• Records for processing

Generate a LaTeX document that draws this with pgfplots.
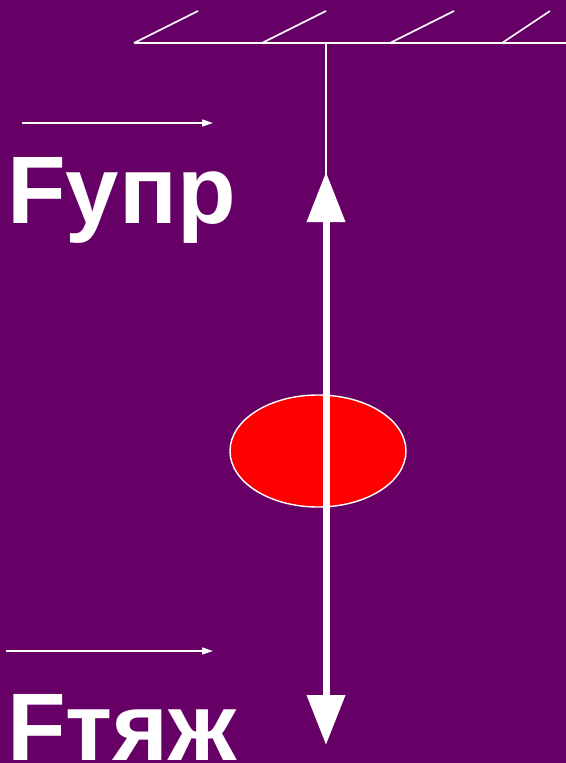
\documentclass[border=0pt]{standalone}
\usepackage{fontspec}
\setmainfont{Liberation Sans}
\usepackage{pgfplots}
\pgfplotsset{compat=1.18}
\usetikzlibrary{arrows.meta}
\definecolor{bg}{HTML}{660066}
\begin{document}
\begin{tikzpicture}
\begin{axis}[
  scale only axis, width=566bp, height=763bp,
  xmin=0, xmax=566, ymin=0, ymax=763, y dir=reverse,
  axis lines=none, clip=false,
  axis background/.style={fill=bg},
]
% ceiling
\addplot[white, line width=1.6bp] coordinates {(134,43) (566,43)};
\addplot[white, line width=1.6bp] coordinates {(134,43) (198,11)};
\addplot[white, line width=1.6bp] coordinates {(262,43) (326,11)};
\addplot[white, line width=1.6bp] coordinates {(390,43) (454,11)};
\addplot[white, line width=1.6bp] coordinates {(502,43) (550,11)};
% string
\addplot[white, line width=1.4bp] coordinates {(326,43) (326,180)};
% body
\draw[fill=red, draw=white, line width=1.4bp] (axis cs:318,451) ellipse [x radius=88, y radius=56];
% force arrow
\addplot[white, line width=7bp, {Triangle[length=50bp,width=37bp]}-{Triangle[length=50bp,width=37bp]}] coordinates {(326,172) (326,745)};
% small vector arrows
\addplot[white, line width=1.4bp, -{Triangle[length=11bp,width=7bp]}] coordinates {(22,123) (213,123)};
\addplot[white, line width=1.4bp, -{Triangle[length=11bp,width=7bp]}] coordinates {(6,651) (213,651)};
% labels
\node[anchor=base west, text=white, inner sep=0pt, font=\fontsize{96bp}{100bp}\selectfont\bfseries] at (axis cs:7,223) {Fупр};
\node[anchor=base west, text=white, inner sep=0pt, font=\fontsize{96bp}{100bp}\selectfont\bfseries] at (axis cs:7,760) {Fтяж};
\end{axis}
\pgfresetboundingbox
\path (current axis.south west) rectangle (current axis.north east);
\end{tikzpicture}
\end{document}
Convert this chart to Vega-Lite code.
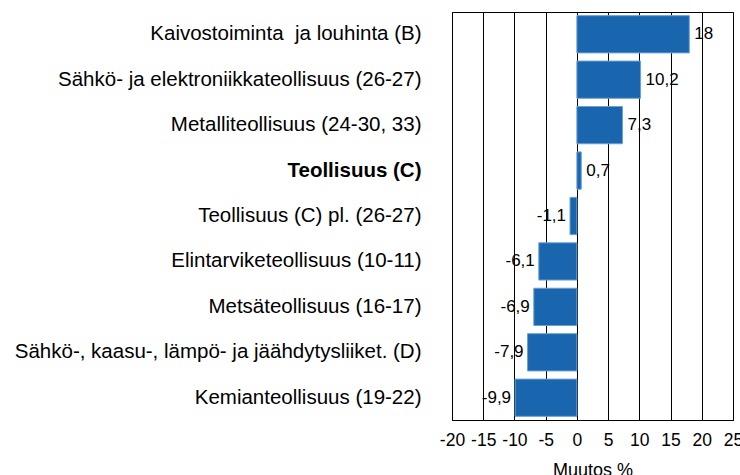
{
  "$schema": "https://vega.github.io/schema/vega-lite/v6.json",
  "width": 281,
  "height": 408,
  "autosize": {"type": "none"},
  "padding": {"left": 452, "top": 12, "right": 7, "bottom": 55},
  "background": "white",
  "config": {
    "locale": {"number": {"decimal": ",", "thousands": " ", "grouping": [3], "currency": ["", " €"], "minus": "-"}},
    "view": {"stroke": "black", "strokeWidth": 1},
    "font": "Liberation Sans",
    "axis": {"labelFont": "Liberation Sans", "titleFont": "Liberation Sans", "labelColor": "black", "titleColor": "black"}
  },
  "data": {
    "values": [
      {"toimiala": "Kaivostoiminta\u00a0 ja louhinta (B)", "muutos": 18},
      {"toimiala": "Sähkö- ja elektroniikkateollisuus (26-27)", "muutos": 10.2},
      {"toimiala": "Metalliteollisuus (24-30, 33)\u00a0", "muutos": 7.3},
      {"toimiala": "Teollisuus (C)", "muutos": 0.7},
      {"toimiala": "Teollisuus (C) pl. (26-27)", "muutos": -1.1},
      {"toimiala": "Elintarviketeollisuus (10-11)", "muutos": -6.1},
      {"toimiala": "Metsäteollisuus (16-17)", "muutos": -6.9},
      {"toimiala": "Sähkö-, kaasu-, lämpö- ja jäähdytysliiket. (D)", "muutos": -7.9},
      {"toimiala": "Kemianteollisuus (19-22)", "muutos": -9.9}
    ]
  },
  "encoding": {
    "y": {
      "field": "toimiala",
      "type": "nominal",
      "sort": null,
      "scale": {"paddingInner": 0.18, "paddingOuter": 0.08},
      "axis": {
        "title": null,
        "domain": false,
        "ticks": false,
        "labelPadding": 31,
        "labelFontSize": 20.5,
        "labelLimit": 600,
        "labelFontWeight": {"condition": {"test": "datum.value === 'Teollisuus (C)'", "value": "bold"}, "value": "normal"}
      }
    },
    "x": {
      "field": "muutos",
      "type": "quantitative",
      "scale": {"domain": [-20, 25], "nice": false, "zero": false},
      "axis": {
        "values": [-20, -15, -10, -5, 0, 5, 10, 15, 20, 25],
        "format": "d",
        "grid": true,
        "gridColor": "black",
        "gridOpacity": 1,
        "gridWidth": 1,
        "domainColor": "black",
        "ticks": false,
        "labelOverlap": false,
        "labelBound": false,
        "labelFlush": false,
        "labelPadding": 11,
        "labelFontSize": 17.5,
        "title": "Muutos %",
        "titleFontSize": 18,
        "titleFontWeight": "normal",
        "titlePadding": 13
      }
    }
  },
  "layer": [
    {
      "mark": {"type": "bar", "color": "#1a66ae", "stroke": "#6b9fd6", "strokeWidth": 1}
    },
    {
      "transform": [{"filter": "datum.muutos >= 0"}],
      "mark": {"type": "text", "align": "left", "baseline": "middle", "dx": 5, "fontSize": 17, "color": "black"},
      "encoding": {"text": {"field": "muutos", "type": "quantitative", "format": "~g"}}
    },
    {
      "transform": [{"filter": "datum.muutos < 0"}],
      "mark": {"type": "text", "align": "right", "baseline": "middle", "dx": -4, "fontSize": 17, "color": "black"},
      "encoding": {"text": {"field": "muutos", "type": "quantitative", "format": "~g"}}
    }
  ]
}
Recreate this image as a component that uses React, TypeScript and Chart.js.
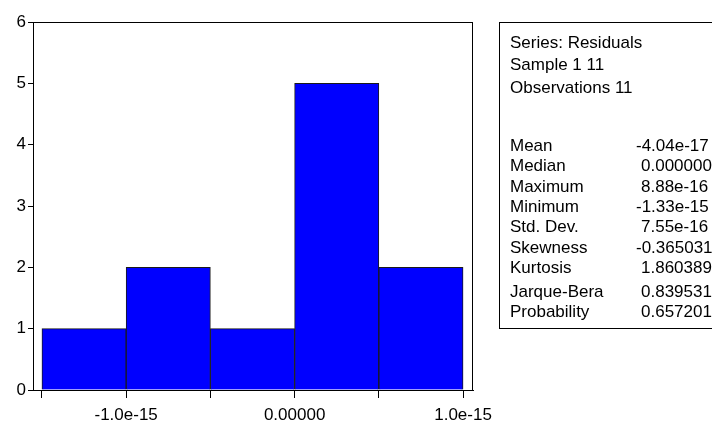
import React, { useEffect, useRef } from "react";
import { Chart, registerables } from "chart.js";

Chart.register(...registerables);

// Histogram data
const binEdges = [-1.5e-15, -1.0e-15, -0.5e-15, 0, 0.5e-15, 1.0e-15];
const binCounts = [1, 2, 1, 5, 2];
const xTickValues = [-1.5e-15, -1.0e-15, -0.5e-15, 0, 0.5e-15, 1.0e-15];
const xTickLabels = ["", "-1.0e-15", "", "0.00000", "", "1.0e-15"];
const yTicks = [0, 1, 2, 3, 4, 5, 6];

// Statistics panel
const headerLines = ["Series: Residuals", "Sample 1 11", "Observations 11"];
const statNames = ["Mean", "Median", "Maximum", "Minimum", "Std. Dev.", "Skewness", "Kurtosis"];
const statValues = ["-4.04e-17", "0.000000", "8.88e-16", "-1.33e-15", "7.55e-16", "-0.365031", "1.860389"];
const testNames = ["Jarque-Bera", "Probability"];
const testValues = ["0.839531", "0.657201"];

const FONT = 'Arial, "Liberation Sans", sans-serif';

export default function App() {
  const ref = useRef<HTMLCanvasElement | null>(null);

  useEffect(() => {
    if (!ref.current) return;
    const points = binCounts.map((c, i) => ({ x: (binEdges[i] + binEdges[i + 1]) / 2, y: c }));
    const framePlugin = {
      id: "frame",
      afterDraw(chart: any) {
        const { ctx, chartArea } = chart;
        ctx.save();
        ctx.strokeStyle = "#000";
        ctx.lineWidth = 1;
        ctx.strokeRect(chartArea.left + 0.5, chartArea.top + 0.5, chartArea.right - chartArea.left - 1, chartArea.bottom - chartArea.top);
        ctx.restore();
      },
    };
    const chart = new Chart(ref.current, {
      type: "bar",
      data: {
        datasets: [
          {
            data: points as any,
            backgroundColor: "#0000FF",
            borderColor: "#1a1a1a",
            borderWidth: 1,
            barPercentage: 1,
            categoryPercentage: 1,
          },
        ],
      },
      options: {
        responsive: false,
        animation: false,
        devicePixelRatio: 1,
        layout: { padding: { top: 22, right: 27, bottom: 0, left: 0 } },
        plugins: { legend: { display: false }, tooltip: { enabled: false } },
        scales: {
          x: {
            type: "linear",
            offset: false,
            min: -1.553e-15,
            max: 1.059e-15,
            afterBuildTicks(scale: any) {
              scale.ticks = xTickValues.map((v) => ({ value: v }));
            },
            afterFit(scale: any) {
              scale.height = 33;
            },
            ticks: {
              autoSkip: false,
              maxRotation: 0,
              padding: 7,
              color: "#000",
              font: { family: FONT, size: 17 },
              callback: (v: any) => {
                const i = xTickValues.findIndex((t) => Math.abs(t - Number(v)) < 1e-18);
                return i >= 0 ? xTickLabels[i] : "";
              },
            },
            grid: { offset: false, drawOnChartArea: false, drawTicks: true, tickLength: 8, color: "#000", lineWidth: 1 },
            border: { display: true, color: "#000", width: 1 },
          },
          y: {
            min: 0,
            max: 6,
            afterBuildTicks(scale: any) {
              scale.ticks = yTicks.map((v) => ({ value: v }));
            },
            afterFit(scale: any) {
              scale.width = 33;
            },
            ticks: {
              padding: 2,
              color: "#000",
              font: { family: FONT, size: 17 },
            },
            grid: { offset: false, drawOnChartArea: false, drawTicks: true, tickLength: 5, color: "#000", lineWidth: 1 },
            border: { display: true, color: "#000", width: 1 },
          },
        },
      },
      plugins: [framePlugin],
    });
    return () => chart.destroy();
  }, []);

  const BOX_TOP = 22;
  const LH = 20;
  const lineStyle = (center: number): React.CSSProperties => ({
    position: "absolute",
    top: center - BOX_TOP - 1 - LH / 2,
    left: 10,
    whiteSpace: "nowrap",
    lineHeight: LH + "px",
  });
  const valueStyle = (center: number, v: string): React.CSSProperties => ({
    position: "absolute",
    top: center - BOX_TOP - 1 - LH / 2,
    left: v.startsWith("-") ? 136 : 141,
    whiteSpace: "nowrap",
    lineHeight: LH + "px",
  });

  const headerCenters = [43, 65, 88];
  const statCenters = statNames.map((_, i) => 146 + i * 20.3);
  const testCenters = [292, 312];

  return (
    <div style={{ position: "absolute", left: 0, top: 0, width: 712, height: 423, overflow: "hidden", background: "#fff" }}>
      <canvas ref={ref} width={500} height={423} style={{ position: "absolute", left: 0, top: 0 }} />
      <div
        style={{
          position: "absolute",
          left: 499,
          top: BOX_TOP,
          width: 260,
          height: 305,
          border: "1px solid #000",
          fontFamily: FONT,
          fontSize: 17,
          color: "#000",
        }}
      >
        {headerLines.map((t, i) => (
          <div key={t} style={lineStyle(headerCenters[i])}>{t}</div>
        ))}
        {statNames.map((n, i) => (
          <React.Fragment key={n}>
            <div style={lineStyle(statCenters[i])}>{n}</div>
            <div style={valueStyle(statCenters[i], statValues[i])}>{statValues[i]}</div>
          </React.Fragment>
        ))}
        {testNames.map((n, i) => (
          <React.Fragment key={n}>
            <div style={lineStyle(testCenters[i])}>{n}</div>
            <div style={valueStyle(testCenters[i], testValues[i])}>{testValues[i]}</div>
          </React.Fragment>
        ))}
      </div>
    </div>
  );
}
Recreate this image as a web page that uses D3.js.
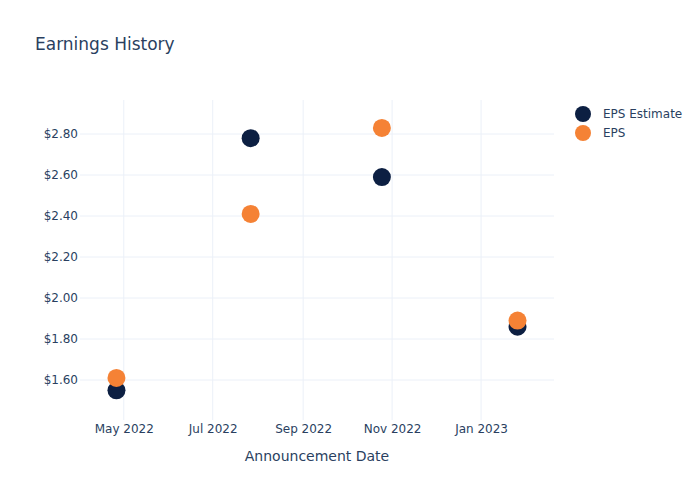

• Work to complete
Starting at the line with "Recreate this image as a component" and ending at the line with "const yTicks = [0, 1, 2, 3, 4, 5, 6];", copy each line exactly, both ends included. Do not copy the pictures.

• Result below
Recreate this image as a component that uses React, TypeScript and Chart.js.
import React, { useEffect, useRef } from "react";
import { Chart, registerables } from "chart.js";

Chart.register(...registerables);

// Histogram data
const binEdges = [-1.5e-15, -1.0e-15, -0.5e-15, 0, 0.5e-15, 1.0e-15];
const binCounts = [1, 2, 1, 5, 2];
const xTickValues = [-1.5e-15, -1.0e-15, -0.5e-15, 0, 0.5e-15, 1.0e-15];
const xTickLabels = ["", "-1.0e-15", "", "0.00000", "", "1.0e-15"];
const yTicks = [0, 1, 2, 3, 4, 5, 6];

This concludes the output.